Excerpted records start
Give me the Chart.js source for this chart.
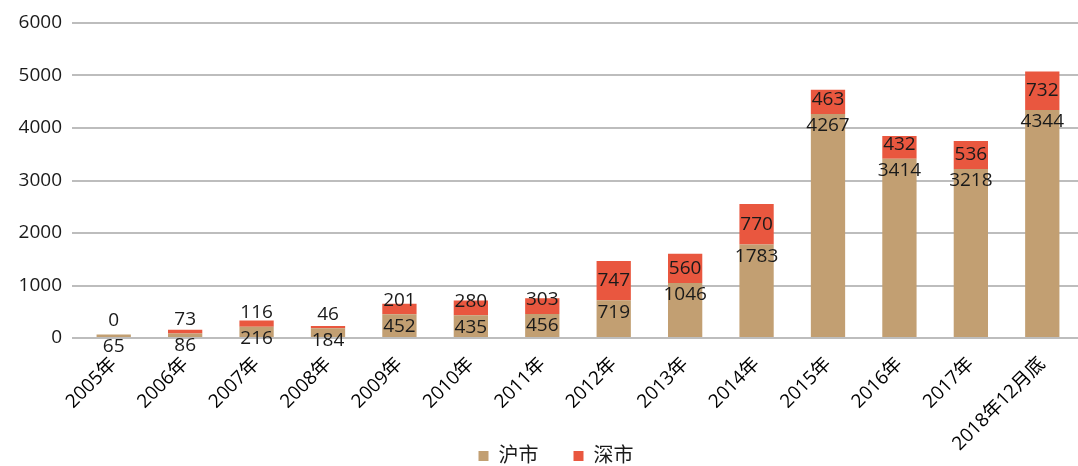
<!DOCTYPE html>
<html>
<head>
<meta charset="utf-8">
<script src="https://cdn.jsdelivr.net/npm/chart.js@4.4.0/dist/chart.umd.min.js"></script>
<style>
  html, body { margin: 0; padding: 0; background: #fff; }
  #wrap { width: 1078px; height: 466px; }
</style>
</head>
<body>
<div id="wrap"><canvas id="grafico" width="1078" height="466"></canvas></div>
<script>
  let categorias = ["2005年", "2006年", "2007年", "2008年", "2009年", "2010年", "2011年", "2012年", "2013年", "2014年", "2015年", "2016年", "2017年", "2018年12月底"]
  let huShi = [65, 86, 216, 184, 452, 435, 456, 719, 1046, 1783, 4267, 3414, 3218, 4344]
  let shenShi = [0, 73, 116, 46, 201, 280, 303, 747, 560, 770, 463, 432, 536, 732]
  let ticksY = [0, 1000, 2000, 3000, 4000, 5000, 6000]

  const fuente = '"Open Sans", "Noto Sans CJK SC", sans-serif'

  // etiquetas de cada tramo de la barra
  const etiquetas = {
    id: "etiquetas",
    afterLayout(chart) {
      // la leyenda va un poco corrida a la derecha y abajo, como en el original
      chart.legend.left = 34
      chart.legend.top = 411
      // que no se corten las etiquetas giradas del eje x
      chart.scales.x.bottom = chart.height
    },
    afterDatasetsDraw(chart) {
      const ctx = chart.ctx
      ctx.save()
      ctx.font = "19px " + fuente
      ctx.fillStyle = "#1a1a1a"
      ctx.textAlign = "center"
      ctx.textBaseline = "middle"
      chart.getDatasetMeta(0).data.forEach((bar, i) => {
        ctx.fillText(huShi[i], bar.x, bar.y + 12)
      })
      chart.getDatasetMeta(1).data.forEach((bar, i) => {
        let medio = (bar.y + bar.base) / 2
        ctx.fillText(shenShi[i], bar.x, Math.min(medio, bar.base - 14))
      })
      ctx.restore()
    }
  }

  var ctx = document.getElementById("grafico").getContext("2d")
  var grafico = new Chart(ctx, {
    type: "bar",
    data: {
      labels: categorias,
      datasets: [
        { label: "沪市", data: huShi, backgroundColor: "#c29f72", barPercentage: 0.48, categoryPercentage: 1 },
        { label: "深市", data: shenShi, backgroundColor: "#e9573f", barPercentage: 0.48, categoryPercentage: 1 }
      ]
    },
    plugins: [etiquetas],
    options: {
      responsive: false,
      animation: false,
      layout: { padding: { top: 23, left: 0, right: 0, bottom: 0 } },
      plugins: {
        tooltip: { enabled: false },
        legend: {
          position: "bottom",
          labels: {
            boxWidth: 10,
            boxHeight: 10,
            padding: 35,
            color: "#1a1a1a",
            font: { size: 20, family: fuente }
          }
        }
      },
      scales: {
        x: {
          stacked: true,
          afterFit(scale) { scale.height = 63 },
          grid: { display: false },
          border: { display: false },
          ticks: {
            autoSkip: false,
            maxRotation: 45,
            minRotation: 45,
            padding: 7,
            color: "#000",
            font: { size: 19, family: fuente }
          }
        },
        y: {
          stacked: true,
          min: 0,
          max: 6000,
          afterFit(scale) { scale.width = 78 },
          afterBuildTicks(scale) { scale.ticks = ticksY.map(v => ({ value: v })) },
          border: { display: false },
          grid: { color: "#bdbdbd", lineWidth: 2, tickLength: 6, drawTicks: true },
          ticks: {
            padding: 10,
            color: "#1a1a1a",
            font: { size: 19, family: fuente },
            callback: v => String(v)
          }
        }
      }
    }
  })
</script>
</body>
</html>
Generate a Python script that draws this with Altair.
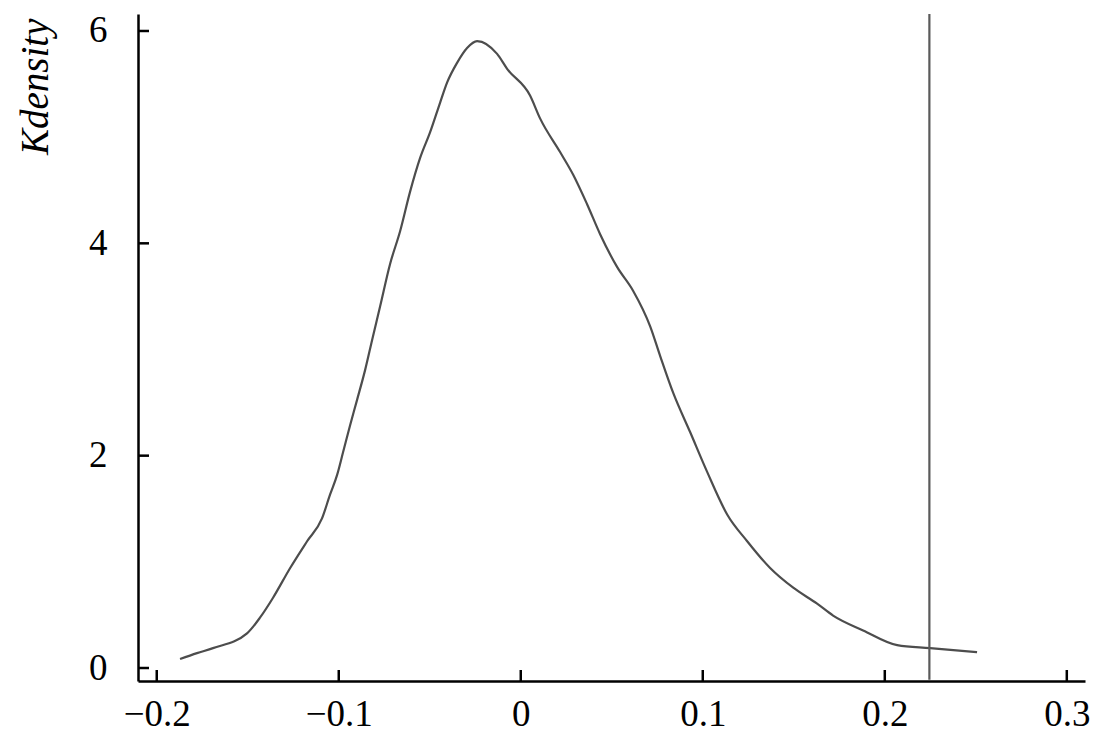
import altair as alt
import pandas as pd

# Kernel density curve
xs = [-0.1872, -0.1779, -0.1691, -0.1504, -0.1432, -0.1361, -0.1267, -0.1174, -0.1092, -0.1048,
      -0.1009, -0.0976, -0.0938, -0.0899, -0.0855, -0.0817, -0.0773, -0.0718, -0.0663, -0.0608,
      -0.0553, -0.0498, -0.0443, -0.0405, -0.0350, -0.0295, -0.0240, -0.0130, -0.0075, 0.0051,
      0.0106, 0.0216, 0.0288, 0.0365, 0.0436, 0.0529, 0.0617, 0.0711, 0.0766, 0.0837,
      0.0931, 0.1024, 0.1134, 0.1244, 0.1370, 0.1497, 0.1628, 0.1716, 0.1881, 0.2068,
      0.2249, 0.2507]
ys = [0.084, 0.140, 0.187, 0.326, 0.476, 0.662, 0.942, 1.194, 1.409, 1.632,
      1.819, 2.034, 2.285, 2.528, 2.808, 3.088, 3.405, 3.806, 4.114, 4.487,
      4.804, 5.047, 5.326, 5.513, 5.700, 5.840, 5.905, 5.784, 5.644, 5.392,
      5.177, 4.860, 4.646, 4.366, 4.086, 3.778, 3.554, 3.218, 2.938, 2.593,
      2.220, 1.847, 1.446, 1.194, 0.942, 0.756, 0.606, 0.494, 0.354, 0.215,
      0.187, 0.149]

# Vertical reference line
ref_x = [0.2245]
ref_y1 = [-0.11]
ref_y2 = [6.16]

x_ticks = [-0.2, -0.1, 0.0, 0.1, 0.2, 0.3]
y_ticks = [0, 2, 4, 6]

X_DOMAIN = [-0.2103, 0.31]
Y_DOMAIN = [-0.1224, 6.16]
W, H = 947, 667
FONT = "Liberation Serif"

curve = pd.DataFrame({"x": xs, "y": ys})
ref = pd.DataFrame({"x": ref_x, "y1": ref_y1, "y2": ref_y2})
xt = pd.DataFrame({"t": x_ticks})
yt = pd.DataFrame({"t": y_ticks})

xscale = alt.Scale(domain=X_DOMAIN, nice=False, zero=False)
yscale = alt.Scale(domain=Y_DOMAIN, nice=False, zero=False)

xaxis = alt.Axis(values=x_ticks, format=".1~f", title=None, grid=False, ticks=False,
                 labelFont=FONT, labelFontSize=37, labelColor="black", labelPadding=15,
                 domainColor="black", domainWidth=2.5, labelFlush=False)
yaxis = alt.Axis(values=y_ticks, format="d", title="Kdensity", grid=False, ticks=False,
                 labelFont=FONT, labelFontSize=37, labelColor="black", labelPadding=31,
                 domainColor="black", domainWidth=2.5, labelFlush=False,
                 titleFont=FONT, titleFontSize=39, titleFontStyle="italic",
                 titleFontWeight="normal", titleColor="black", titleAngle=-90,
                 titleX=-103, titleY=4, titleAlign="right", titleBaseline="middle")

line = alt.Chart(curve).mark_line(color="#4d4d4d", strokeWidth=2.2,
                                  interpolate="monotone").encode(
    x=alt.X("x:Q", scale=xscale, axis=xaxis),
    y=alt.Y("y:Q", scale=yscale, axis=yaxis),
)

vline = alt.Chart(ref).mark_rule(color="#5a5a5a", strokeWidth=2.2).encode(
    x=alt.X("x:Q", scale=xscale),
    y=alt.Y("y1:Q", scale=yscale),
    y2="y2:Q",
)

xtick_marks = alt.Chart(xt).mark_rule(color="black", strokeWidth=2.5).encode(
    x=alt.X("t:Q", scale=xscale),
    y=alt.value(H),
    y2=alt.value(H - 11),
)

ytick_marks = alt.Chart(yt).mark_rule(color="black", strokeWidth=2.5).encode(
    y=alt.Y("t:Q", scale=yscale),
    x=alt.value(0),
    x2=alt.value(11),
)

chart = alt.layer(line, vline, xtick_marks, ytick_marks).properties(
    width=W, height=H,
    autosize=alt.AutoSizeParams(type="none"),
    padding={"left": 130, "top": 6, "right": 5, "bottom": 52},
    background="white",
).configure_view(stroke=None)

chart.save("out.html", embed_options={"renderer": "svg", "actions": False})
Excerpted records end
**Objective:**
Return the material word for word. Pictures are not part of the copy.

**Finished answer:**
Give me the Chart.js source for this chart.
<!DOCTYPE html>
<html>
<head>
<meta charset="utf-8">
<script src="https://cdn.jsdelivr.net/npm/chart.js@4.4.0/dist/chart.umd.min.js"></script>
<style>
  html, body { margin: 0; padding: 0; background: #fff; }
  #wrap { width: 1078px; height: 466px; }
</style>
</head>
<body>
<div id="wrap"><canvas id="grafico" width="1078" height="466"></canvas></div>
<script>
  let categorias = ["2005年", "2006年", "2007年", "2008年", "2009年", "2010年", "2011年", "2012年", "2013年", "2014年", "2015年", "2016年", "2017年", "2018年12月底"]
  let huShi = [65, 86, 216, 184, 452, 435, 456, 719, 1046, 1783, 4267, 3414, 3218, 4344]
  let shenShi = [0, 73, 116, 46, 201, 280, 303, 747, 560, 770, 463, 432, 536, 732]
  let ticksY = [0, 1000, 2000, 3000, 4000, 5000, 6000]

  const fuente = '"Open Sans", "Noto Sans CJK SC", sans-serif'

  // etiquetas de cada tramo de la barra
  const etiquetas = {
    id: "etiquetas",
    afterLayout(chart) {
      // la leyenda va un poco corrida a la derecha y abajo, como en el original
      chart.legend.left = 34
      chart.legend.top = 411
      // que no se corten las etiquetas giradas del eje x
      chart.scales.x.bottom = chart.height
    },
    afterDatasetsDraw(chart) {
      const ctx = chart.ctx
      ctx.save()
      ctx.font = "19px " + fuente
      ctx.fillStyle = "#1a1a1a"
      ctx.textAlign = "center"
      ctx.textBaseline = "middle"
      chart.getDatasetMeta(0).data.forEach((bar, i) => {
        ctx.fillText(huShi[i], bar.x, bar.y + 12)
      })
      chart.getDatasetMeta(1).data.forEach((bar, i) => {
        let medio = (bar.y + bar.base) / 2
        ctx.fillText(shenShi[i], bar.x, Math.min(medio, bar.base - 14))
      })
      ctx.restore()
    }
  }

  var ctx = document.getElementById("grafico").getContext("2d")
  var grafico = new Chart(ctx, {
    type: "bar",
    data: {
      labels: categorias,
      datasets: [
        { label: "沪市", data: huShi, backgroundColor: "#c29f72", barPercentage: 0.48, categoryPercentage: 1 },
        { label: "深市", data: shenShi, backgroundColor: "#e9573f", barPercentage: 0.48, categoryPercentage: 1 }
      ]
    },
    plugins: [etiquetas],
    options: {
      responsive: false,
      animation: false,
      layout: { padding: { top: 23, left: 0, right: 0, bottom: 0 } },
      plugins: {
        tooltip: { enabled: false },
        legend: {
          position: "bottom",
          labels: {
            boxWidth: 10,
            boxHeight: 10,
            padding: 35,
            color: "#1a1a1a",
            font: { size: 20, family: fuente }
          }
        }
      },
      scales: {
        x: {
          stacked: true,
          afterFit(scale) { scale.height = 63 },
          grid: { display: false },
          border: { display: false },
          ticks: {
            autoSkip: false,
            maxRotation: 45,
            minRotation: 45,
            padding: 7,
            color: "#000",
            font: { size: 19, family: fuente }
          }
        },
        y: {
          stacked: true,
          min: 0,
          max: 6000,
          afterFit(scale) { scale.width = 78 },
          afterBuildTicks(scale) { scale.ticks = ticksY.map(v => ({ value: v })) },
          border: { display: false },
          grid: { color: "#bdbdbd", lineWidth: 2, tickLength: 6, drawTicks: true },
          ticks: {
            padding: 10,
            color: "#1a1a1a",
            font: { size: 19, family: fuente },
            callback: v => String(v)
          }
        }
      }
    }
  })
</script>
</body>
</html>
Generate a Python script that draws this with Altair.
import altair as alt
import pandas as pd

# Kernel density curve
xs = [-0.1872, -0.1779, -0.1691, -0.1504, -0.1432, -0.1361, -0.1267, -0.1174, -0.1092, -0.1048,
      -0.1009, -0.0976, -0.0938, -0.0899, -0.0855, -0.0817, -0.0773, -0.0718, -0.0663, -0.0608,
      -0.0553, -0.0498, -0.0443, -0.0405, -0.0350, -0.0295, -0.0240, -0.0130, -0.0075, 0.0051,
      0.0106, 0.0216, 0.0288, 0.0365, 0.0436, 0.0529, 0.0617, 0.0711, 0.0766, 0.0837,
      0.0931, 0.1024, 0.1134, 0.1244, 0.1370, 0.1497, 0.1628, 0.1716, 0.1881, 0.2068,
      0.2249, 0.2507]
ys = [0.084, 0.140, 0.187, 0.326, 0.476, 0.662, 0.942, 1.194, 1.409, 1.632,
      1.819, 2.034, 2.285, 2.528, 2.808, 3.088, 3.405, 3.806, 4.114, 4.487,
      4.804, 5.047, 5.326, 5.513, 5.700, 5.840, 5.905, 5.784, 5.644, 5.392,
      5.177, 4.860, 4.646, 4.366, 4.086, 3.778, 3.554, 3.218, 2.938, 2.593,
      2.220, 1.847, 1.446, 1.194, 0.942, 0.756, 0.606, 0.494, 0.354, 0.215,
      0.187, 0.149]

# Vertical reference line
ref_x = [0.2245]
ref_y1 = [-0.11]
ref_y2 = [6.16]

x_ticks = [-0.2, -0.1, 0.0, 0.1, 0.2, 0.3]
y_ticks = [0, 2, 4, 6]

X_DOMAIN = [-0.2103, 0.31]
Y_DOMAIN = [-0.1224, 6.16]
W, H = 947, 667
FONT = "Liberation Serif"

curve = pd.DataFrame({"x": xs, "y": ys})
ref = pd.DataFrame({"x": ref_x, "y1": ref_y1, "y2": ref_y2})
xt = pd.DataFrame({"t": x_ticks})
yt = pd.DataFrame({"t": y_ticks})

xscale = alt.Scale(domain=X_DOMAIN, nice=False, zero=False)
yscale = alt.Scale(domain=Y_DOMAIN, nice=False, zero=False)

xaxis = alt.Axis(values=x_ticks, format=".1~f", title=None, grid=False, ticks=False,
                 labelFont=FONT, labelFontSize=37, labelColor="black", labelPadding=15,
                 domainColor="black", domainWidth=2.5, labelFlush=False)
yaxis = alt.Axis(values=y_ticks, format="d", title="Kdensity", grid=False, ticks=False,
                 labelFont=FONT, labelFontSize=37, labelColor="black", labelPadding=31,
                 domainColor="black", domainWidth=2.5, labelFlush=False,
                 titleFont=FONT, titleFontSize=39, titleFontStyle="italic",
                 titleFontWeight="normal", titleColor="black", titleAngle=-90,
                 titleX=-103, titleY=4, titleAlign="right", titleBaseline="middle")

line = alt.Chart(curve).mark_line(color="#4d4d4d", strokeWidth=2.2,
                                  interpolate="monotone").encode(
    x=alt.X("x:Q", scale=xscale, axis=xaxis),
    y=alt.Y("y:Q", scale=yscale, axis=yaxis),
)

vline = alt.Chart(ref).mark_rule(color="#5a5a5a", strokeWidth=2.2).encode(
    x=alt.X("x:Q", scale=xscale),
    y=alt.Y("y1:Q", scale=yscale),
    y2="y2:Q",
)

xtick_marks = alt.Chart(xt).mark_rule(color="black", strokeWidth=2.5).encode(
    x=alt.X("t:Q", scale=xscale),
    y=alt.value(H),
    y2=alt.value(H - 11),
)

ytick_marks = alt.Chart(yt).mark_rule(color="black", strokeWidth=2.5).encode(
    y=alt.Y("t:Q", scale=yscale),
    x=alt.value(0),
    x2=alt.value(11),
)

chart = alt.layer(line, vline, xtick_marks, ytick_marks).properties(
    width=W, height=H,
    autosize=alt.AutoSizeParams(type="none"),
    padding={"left": 130, "top": 6, "right": 5, "bottom": 52},
    background="white",
).configure_view(stroke=None)

chart.save("out.html", embed_options={"renderer": "svg", "actions": False})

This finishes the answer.